Saturday, April 02, 2011

Awesome Drug Sub

"Four hundred miles away, at the US embassy in Bogotá, Jay Bergman received the news with a sense of vindication. As the US Drug Enforcement Agency’s top official in South America, Bergman had followed the chatter about a rumored supersub for years—even as his colleagues remained deeply skeptical. But any satisfaction he felt was undercut by the implications of the discovery. The drug cartels continued to grow more sophisticated. If the DEA and other agencies hoped to keep up, they’d have to figure out how the traffickers built the sub, how to prevent them from building more, and—most important—how to detect others that might already be out there. “This is a quantum leap in technology,” Bergman says over a breakfast of eggs and strong Colombian coffee at a Bogotá hotel. “It poses some formidable challenges.”" Wired

Drug business is a multi billion dollars industry. They have enough fund to R&D on subs. There are tons of out of work marine engineers that are willing to do the job.

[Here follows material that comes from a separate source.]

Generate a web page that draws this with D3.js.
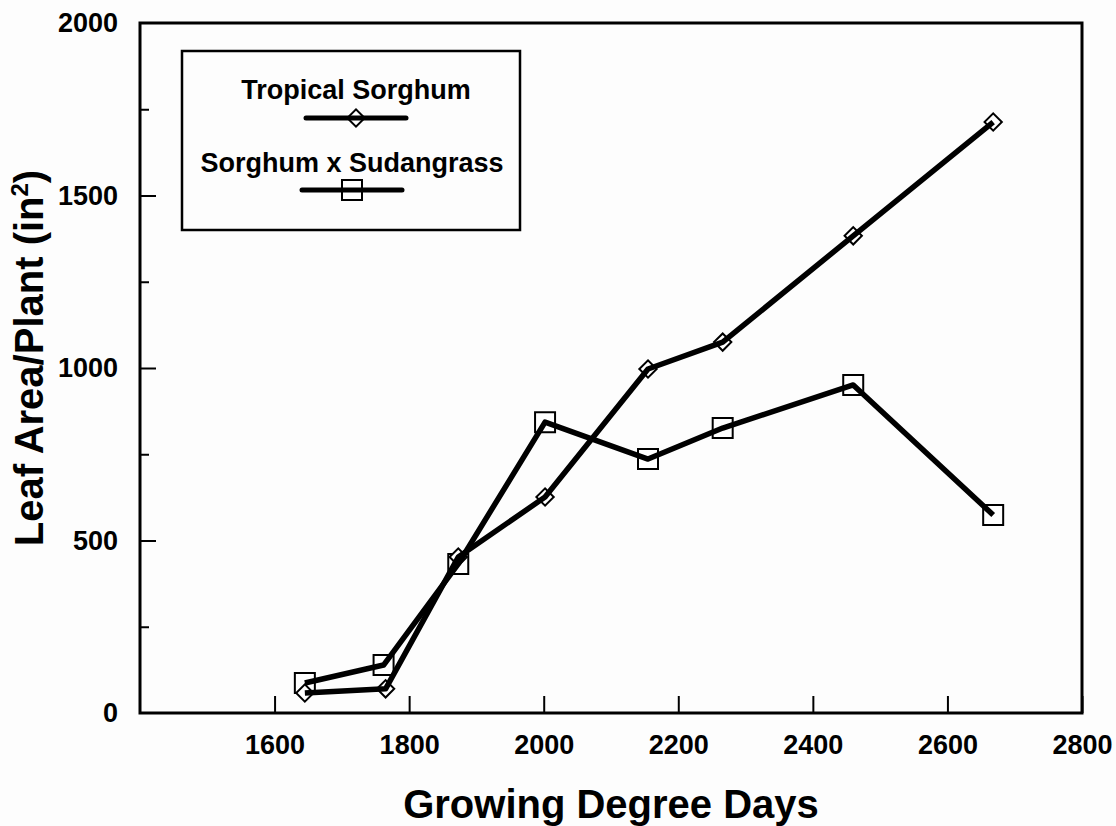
<!DOCTYPE html>
<html>
<head>
<meta charset="utf-8">
<script src="https://cdn.jsdelivr.net/npm/d3@7"></script>
<style>
  body { margin: 0; background: #fdfdfd; }
  svg { font-family: "Liberation Sans", Arial, sans-serif; font-weight: bold; }
</style>
</head>
<body>
<div id="chart"></div>
<script>
/************************************************************
 * DATA
 ************************************************************/
var seriesNames = ["Tropical Sorghum", "Sorghum x Sudangrass"];
var tropicalGDD = [1645, 1765, 1873, 2002, 2155, 2266, 2460, 2668];
var tropicalArea = [58, 70, 452, 626, 997, 1075, 1383, 1713];
var sudanGDD = [1645, 1762, 1873, 2002, 2155, 2266, 2460, 2668];
var sudanArea = [87, 139, 432, 843, 736, 826, 951, 574];
var xTicks = [1600, 1800, 2000, 2200, 2400, 2600, 2800];
var yTicks = [0, 500, 1000, 1500, 2000];
var yMinorTicks = [250, 750, 1250, 1750];

/************************************************************
 * LAYOUT
 ************************************************************/
var width = 1116, height = 826;
var plot = {left: 140, right: 1082, top: 23, bottom: 713};

var svg = d3.select("#chart").append("svg")
    .attr("width", width)
    .attr("height", height);

var x = d3.scaleLinear().domain([1400, 2800]).range([plot.left, plot.right]);
var y = d3.scaleLinear().domain([0, 2000]).range([plot.bottom, plot.top]);

// frame round the plot
svg.append("rect")
    .attr("x", plot.left).attr("y", plot.top)
    .attr("width", plot.right - plot.left)
    .attr("height", plot.bottom - plot.top)
    .attr("fill", "none").attr("stroke", "#000").attr("stroke-width", 3);

// x axis: ticks point up into the plot
var xAxis = d3.axisBottom(x).tickValues(xTicks).tickFormat(d3.format("d"))
    .tickSizeInner(-17).tickSizeOuter(0).tickPadding(22);
var gx = svg.append("g").attr("transform", "translate(0," + plot.bottom + ")").call(xAxis)
    .attr("font-size", 27).attr("font-family", "Liberation Sans");
gx.select(".domain").remove();
gx.selectAll(".tick line").attr("stroke-width", 2);
gx.selectAll(".tick text").attr("font-weight", "bold").attr("fill", "#000");

// y axis: major + minor ticks pointing right
var yAxis = d3.axisLeft(y).tickValues(yTicks).tickFormat(d3.format("d"))
    .tickSizeInner(-16).tickSizeOuter(0).tickPadding(22);
var gy = svg.append("g").attr("transform", "translate(" + plot.left + ",0)").call(yAxis)
    .attr("font-size", 27).attr("font-family", "Liberation Sans");
gy.select(".domain").remove();
gy.selectAll(".tick line").attr("stroke-width", 2);
gy.selectAll(".tick text").attr("font-weight", "bold").attr("fill", "#000");
gy.selectAll(".tick").filter(function(d) { return d === 0 || d === 2000; }).select("line").remove();

var yMinor = d3.axisLeft(y).tickValues(yMinorTicks).tickSizeInner(-9).tickSizeOuter(0).tickFormat("");
var gy2 = svg.append("g").attr("transform", "translate(" + plot.left + ",0)").call(yMinor);
gy2.select(".domain").remove();
gy2.selectAll(".tick line").attr("stroke-width", 2);

// axis titles
svg.append("text")
    .attr("x", (x(1400) + x(2800)) / 2)
    .attr("y", 818)
    .attr("text-anchor", "middle")
    .attr("font-size", 40)
    .text("Growing Degree Days");

svg.append("text")
    .attr("transform", "translate(43,358) rotate(-90)")
    .attr("text-anchor", "middle")
    .attr("font-size", 40)
    .text("Leaf Area/Plant (in")
    .append("tspan").attr("font-size", 24).attr("dy", -15).text("2")
    .clone(true).attr("font-size", 40).attr("dy", 15).text(")");

/************************************************************
 * SERIES
 ************************************************************/
var line = d3.line().x(function(d) { return x(d[0]); }).y(function(d) { return y(d[1]); });
var tropical = d3.zip(tropicalGDD, tropicalArea);
var sudan = d3.zip(sudanGDD, sudanArea);

var diamond = d3.symbol().type(d3.symbolSquare).size(150);
var square = d3.symbol().type(d3.symbolSquare).size(400);

function drawMarkers(data, sym, rot) {
    svg.append("g").selectAll("path").data(data).enter()
        .append("path")
        .attr("d", sym)
        .attr("transform", function(d) { return "translate(" + [x(d[0]), y(d[1])] + ") rotate(" + rot + ")"; })
        .attr("fill", "#fff")
        .attr("stroke", "#000")
        .attr("stroke-width", 2);
}

drawMarkers(sudan, square, 0);
drawMarkers(tropical, diamond, 45);

[tropical, sudan].forEach(function(data) {
    svg.append("path")
        .datum(data)
        .attr("d", line)
        .attr("fill", "none")
        .attr("stroke", "#000")
        .attr("stroke-width", 5.5)
        .attr("stroke-linejoin", "round");
});

/************************************************************
 * LEGEND
 ************************************************************/
var legend = svg.append("g");
legend.append("rect")
    .attr("x", 182).attr("y", 51).attr("width", 338).attr("height", 179)
    .attr("fill", "none").attr("stroke", "#000").attr("stroke-width", 2.5);

var legendRows = [
    {name: seriesNames[0], cx: 356, ty: 99, ly: 118, sym: diamond, rot: 45},
    {name: seriesNames[1], cx: 352, ty: 172, ly: 190, sym: square, rot: 0}
];
legendRows.forEach(function(r) {
    legend.append("text")
        .attr("x", r.cx).attr("y", r.ty)
        .attr("text-anchor", "middle")
        .attr("font-size", 27)
        .text(r.name);
    legend.append("path")
        .attr("d", r.sym)
        .attr("transform", "translate(" + [r.cx, r.ly] + ") rotate(" + r.rot + ")")
        .attr("fill", "#fff").attr("stroke", "#000").attr("stroke-width", 2);
    legend.append("line")
        .attr("x1", r.cx - 50).attr("x2", r.cx + 50)
        .attr("y1", r.ly).attr("y2", r.ly)
        .attr("stroke", "#000").attr("stroke-width", 5).attr("stroke-linecap", "round");
});
</script>
</body>
</html>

The Salafis are going to get their ass kicked this way

"The destruction of some shrines by Salafi groups this week has sparked angry demonstrations in Alexandria, triggered warnings by Egypt's Grand Mufti Ali Gomaa, and prompted the Supreme Council for Sufi Orders to form a fact-finding committee to investigate the damage." El Masr el Youm

6 months deadline

"Efforts are still under way to restart peace talks but if, as expected, negotiations do not resume, come September the Palestinian Authority seems set to go ahead with plans to ask the General Assembly to accept it as a member. Diplomats involved in the issue say most countries — more than 100 — are expected to vote yes, meaning it will pass. (There are no vetoes in the General Assembly so the United States cannot save Israel as it often has in the Security Council.) What happens then?" NY Times

Giving up on Afghanistan

Tonight, the governor of Balkh province (of which Mazar-i-Sharif is the capital) is telling the international media that the men who sacked the UN compound were Taliban infiltrators. That’s rubbish. Local clerics drove around the city with megaphones yesterday, calling residents to protest the actions of a small group of attention-seeking, bigoted Americans. Then, during today’s protest, someone announced that not just one, but hundreds of Korans had been burned in America. A throng of enraged men rushed the gates of the UN compound, determined to draw blood. Had the attackers been gunmen, they would likely have been killed before they could breach the compound. 
I was sharing a meal with aid worker friends when I heard the news. Phones began buzzing. Security officers were demanding that my friends return to their compounds immediately. Cars had already been sent to retrieve them. Lockdown was in effect. 
This is not the beginning of the end for the international community in Afghanistan. This is the end. Terry Jones and others will continue to pull anti-Islam stunts and opportunistic extremists here will use those actions to incite attacks against foreigners. Unless we, the internationals, want our guards to fire on unarmed protesters from now on, the day has come for us to leave Afghanistan. (UN Dispatch)
10 more people died in Kandahar for this.

Friday, April 01, 2011

Battle for Ivory Coast

"Troops supporting the UN-recognised president of Ivory Coast, Alassane Ouattara, appear poised for a final push to oust his rival, Laurent Gbagbo, who refuses to give up the presidency. 
In main city, Abidjan, pro-Ouattara forces have launched an assault on the fortified presidential residence. 
There has also been fighting around the state TV building, which went off air. 
Mr Ouattara's supporters, who already controlled most of the country, launched a final offensive on Monday."

Jesse is somewhere in
Ivory Coast
Buffalo, NY (quoth Jesse). although I think he lives in the country side. Stay safe Jesse.